First Amendment to Medical Transcription Billing, Corp. Amended and Restated Equity Incentive Plan

EX-10.6 8 ex10-16.htm

 

Exhibit 10.16

 

FIRST AMENDMENT TO

MEDICAL TRANSCRIPTION BILLING, CORP.

AMENDED AND RESTATED EQUITY INCENTIVE PLAN

 

WHEREAS, the Board of Directors and stockholders of Medical Transcription Billing, Corp. (the “Company”) have adopted the Medical Transcription Billing, Corp.
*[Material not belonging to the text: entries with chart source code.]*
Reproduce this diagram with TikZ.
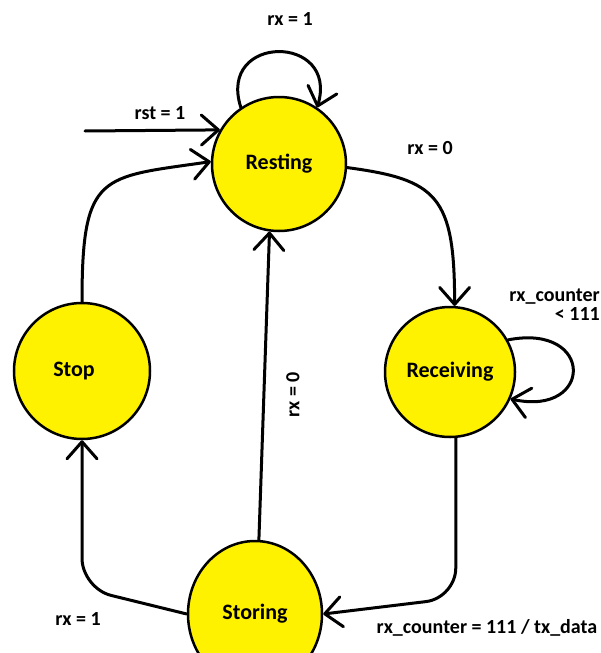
\documentclass[tikz,border=0pt]{standalone}
\usepackage{fontspec}
\setmainfont{Carlito}
\usetikzlibrary{arrows.meta,shapes.geometric,calc}
\tikzset{
  state/.style={circle, draw=black, line width=2.5pt, fill=yellow, font=\bfseries\fontsize{22}{24}\selectfont, inner sep=0pt},
  edge/.style={line width=3pt, -{Straight Barb[length=17pt, width=30pt, line width=3pt, round]}, line cap=round},
  lbl/.style={font=\bfseries\fontsize{20}{19}\selectfont, inner sep=0pt}
}
\begin{document}
\begin{tikzpicture}[x=1pt, y=-1pt]
\useasboundingbox (0,0) rectangle (601,653);
% states
\node[state, minimum size=134pt] (resting) at (279,164) {Resting};
\node[state, minimum size=130pt] (receiving) at (450,372) {Receiving};
\node[state, minimum size=136pt] (stop) at (82,371) {\hspace*{-16pt}Stop};
\node[state, ellipse, minimum width=134pt, minimum height=146pt] (storing) at (255,614) {Storing};
% reset input
\coordinate (rstin) at (85,131);
\draw[edge] (rstin) -- (resting.150);
\node[lbl] (lrst) at (160,113) {rst = 1};
% Resting self loop
\draw[edge] (resting.124) .. controls +(-24,-74) and +(22,-74) .. (resting.56);
\node[lbl] (lloop1) at (290,19) {rx = 1};
% Resting -> Receiving
\draw[edge] (resting.-3) .. controls +(90,12) and +(0,-110) .. (receiving.86);
\node[lbl] (lrx0a) at (430,148) {rx = 0};
% Receiving self loop
\draw[edge] (receiving.29) .. controls +(87,-17) and +(83,18) .. (receiving.-24);
\node[lbl, align=right, anchor=east] (lloop2) at (600,305) {rx\_counter\\< 111};
% Receiving -> Storing
\draw[edge, rounded corners=30pt] (receiving.-85) -- ++(0,160) -- (storing.east);
\node[lbl] (lrxc) at (487,628) {rx\_counter = 111 / tx\_data};
% Storing -> Stop
\draw[edge, rounded corners=30pt] (storing.west) -- ($(stop.south)+(0,148)$) -- (stop.south);
\node[lbl] (lrx1) at (78,619) {rx = 1};
% Storing -> Resting
\draw[edge] (storing.87) -- (resting.-98);
\node[lbl, rotate=90] (lrx0b) at (293,395) {rx = 0};
% Stop -> Resting
\draw[edge] (stop.north) .. controls +(0,-130) and +(-110,16) .. (resting.178);
\end{tikzpicture}
\end{document}
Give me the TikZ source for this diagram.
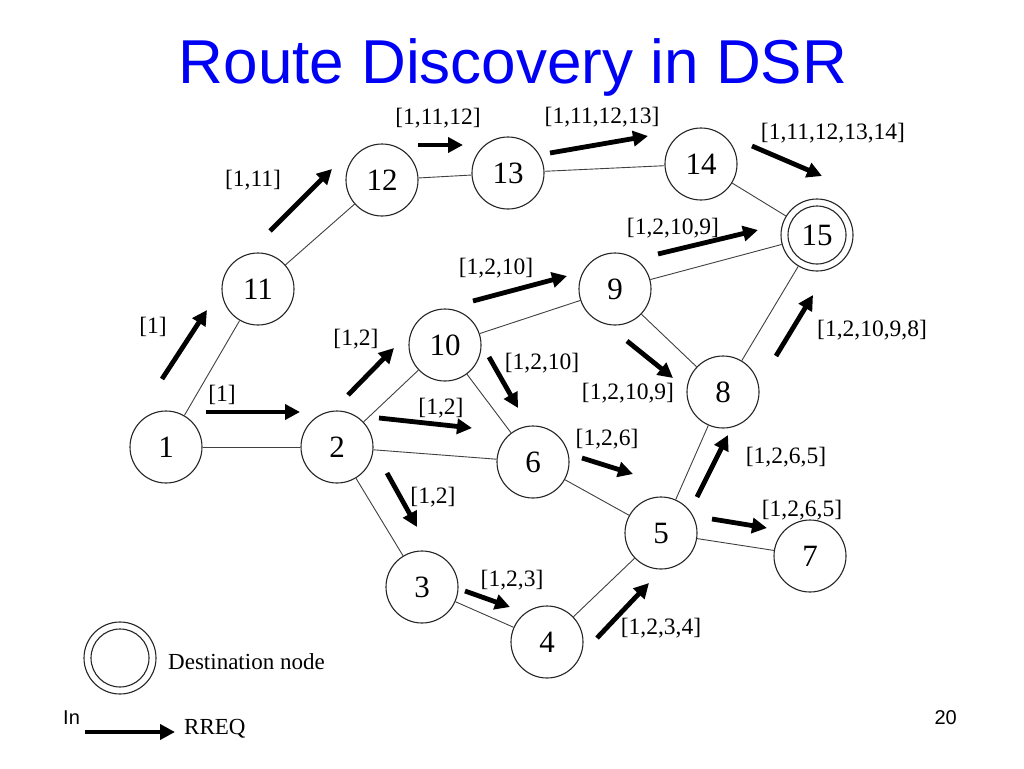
\documentclass[tikz,border=0pt]{standalone}
\usepackage{fontspec}
\setmainfont{Liberation Serif}
\newfontfamily\slidefont{Liberation Sans}
\usepackage{xcolor}
\usetikzlibrary{arrows.meta}
\definecolor{titleblue}{RGB}{0,0,245}

\begin{document}
\begin{tikzpicture}[x=1pt,y=-1pt,
		nd/.style={draw=black!85,line width=1.1pt,circle,minimum size=72pt,inner sep=0pt,font=\fontsize{31}{32}\selectfont},
		lnk/.style={draw=black!75,line width=0.9pt},
		rreq/.style={line width=4.8pt,-{Triangle[length=15pt,width=15pt]}},
		lbl/.style={font=\fontsize{23.5}{25}\selectfont,inner sep=0pt}]
			\useasboundingbox[fill=white] (0,0) rectangle (1024,768);
			\node[text=titleblue,font=\slidefont\fontsize{62}{70}\selectfont,anchor=base] (title) at (513,83) {Route Discovery in DSR};
			\node[nd] (n1) at (166,447) {1};
			\node[nd] (n2) at (337,447) {2};
			\node[nd] (n3) at (422,587) {3};
			\node[nd] (n4) at (547,642) {4};
			\node[nd] (n5) at (661,533) {5};
			\node[nd] (n6) at (533,462) {6};
			\node[nd] (n7) at (810,556) {7};
			\node[nd] (n8) at (723,392) {8};
			\node[nd] (n9) at (615,289) {9};
			\node[nd] (n10) at (445,345) {10};
			\node[nd] (n11) at (258,289) {11};
			\node[nd] (n12) at (382,180) {12};
			\node[nd] (n13) at (508,173) {13};
			\node[nd] (n14) at (701,164) {14};
			\node[nd] (n15) at (817,235) {15};
			\draw[line width=1.1pt,black!85] (n15.center) circle[radius=29pt];
			\draw[lnk] (n1)--(n2);
			\draw[lnk] (n1)--(n11);
			\draw[lnk] (n11)--(n12);
			\draw[lnk] (n12)--(n13);
			\draw[lnk] (n13)--(n14);
			\draw[lnk] (n14)--(n15);
			\draw[lnk] (n2)--(n10);
			\draw[lnk] (n2)--(n6);
			\draw[lnk] (n2)--(n3);
			\draw[lnk] (n10)--(n9);
			\draw[lnk] (n10)--(n6);
			\draw[lnk] (n9)--(n15);
			\draw[lnk] (n9)--(n8);
			\draw[lnk] (n8)--(n15);
			\draw[lnk] (n6)--(n5);
			\draw[lnk] (n5)--(n8);
			\draw[lnk] (n5)--(n7);
			\draw[lnk] (n3)--(n4);
			\draw[lnk] (n4)--(n5);
			\draw[rreq] (162,379)--(207,310);
			\draw[rreq] (206,412)--(300,412);
			\draw[rreq] (270,231)--(332,169);
			\draw[rreq] (418,145)--(463,145);
			\draw[rreq] (550,153)--(648,136);
			\draw[rreq] (752,146)--(822,176);
			\draw[rreq] (658,254)--(758,230);
			\draw[rreq] (627,341)--(673,378);
			\draw[rreq] (776,356)--(813,295);
			\draw[rreq] (348,395)--(394,348);
			\draw[rreq] (473,301)--(567,276);
			\draw[rreq] (489,357)--(518,408);
			\draw[rreq] (379,418)--(472,428);
			\draw[rreq] (387,473)--(417,527);
			\draw[rreq] (465,591)--(510,607);
			\draw[rreq] (582,458)--(633,474);
			\draw[rreq] (697,497)--(728,435);
			\draw[rreq] (712,519)--(767,528);
			\draw[rreq] (597,638)--(649,583);
			\node[lbl] (l11) at (153,327) {[1]};
			\node[lbl] (l2) at (222,395) {[1]};
			\node[lbl] (l12) at (253,180) {[1,11]};
			\node[lbl] (l13) at (438,118) {[1,11,12]};
			\node[lbl] (l14) at (602,117) {[1,11,12,13]};
			\node[lbl] (l15a) at (833,133) {[1,11,12,13,14]};
			\node[lbl] (l15b) at (673,228) {[1,2,10,9]};
			\node[lbl] (l8a) at (628,393) {[1,2,10,9]};
			\node[lbl] (l15c) at (872,330) {[1,2,10,9,8]};
			\node[lbl] (l10) at (356,339) {[1,2]};
			\node[lbl] (l9) at (496,268) {[1,2,10]};
			\node[lbl] (l6a) at (542,363) {[1,2,10]};
			\node[lbl] (l6b) at (441,408) {[1,2]};
			\node[lbl] (l3) at (433,497) {[1,2]};
			\node[lbl] (l4) at (512,580) {[1,2,3]};
			\node[lbl] (l5a) at (607,439) {[1,2,6]};
			\node[lbl] (l8b) at (786,457) {[1,2,6,5]};
			\node[lbl] (l7) at (802,510) {[1,2,6,5]};
			\node[lbl] (l5b) at (661,628) {[1,2,3,4]};
			\node[nd] (leg) at (120,658) {};
			\draw[line width=1.1pt,black!85] (leg.center) circle[radius=29pt];
			\node[lbl,font=\fontsize{23}{24}\selectfont,anchor=west] (legdest) at (168,662) {Destination node};
			\draw[rreq] (85,732)--(175,732);
			\node[lbl,font=\fontsize{23}{24}\selectfont,anchor=west] (legreq) at (184,729) {RREQ};
			\node[font=\slidefont\fontsize{20}{22}\selectfont,anchor=base west,inner sep=0pt] (foot) at (63,724) {In};
			\node[font=\slidefont\fontsize{20}{22}\selectfont,anchor=base east,inner sep=0pt] (page) at (957,724) {20};
		\end{tikzpicture}
\end{document}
Amended and Restated Equity Incentive Plan (the “Plan”);

 

WHEREAS, pursuant to Section 3(a) of the Plan, a total of 100,000 shares of the Company’s 11% Series A Cumulative Redeemable Perpetual Preferred Stock (“Series A Preferred Stock”) have been reserved for issuance under the Plan;

 

WHEREAS, the Company desires to increase the number of shares of Series A Preferred Stock issuable under the Plan to 300,000 shares, including shares previously issued thereunder; and

 

WHEREAS, pursuant to Section 2(b)(vi) of the Plan, the Board of Directors and stockholders of the Company have approved such increase of the number of shares of Series A Preferred Stock issuable under the Plan.

 

NOW, THEREFORE, the following amendment and modification are hereby made a part of the Plan.

 

1. Section 3(a) of the Plan shall be, and hereby is, amended to increase the aggregate number of shares of Series A Preferred Stock issuable thereunder to 300,000 shares, and the first sentence of such section is thereby to read as follows:

 

“The aggregate number of shares of Common Stock that may be issued pursuant to Stock Awards shall not exceed 2,851,000 shares, and the aggregate number of shares of Series A Preferred Stock that may be issued pursuant to Stock Awards shall not exceed 300,000.”

 

2. In all other respects, the Plan, as amended, is hereby ratified and confirmed and shall remain in full force and effect.

 

IN WITNESS WHEREOF, the Company has executed this First Amendment to Medical Transcription Billing, Corp. Amended and Restated Equity Incentive Plan as of June 18 , 2018.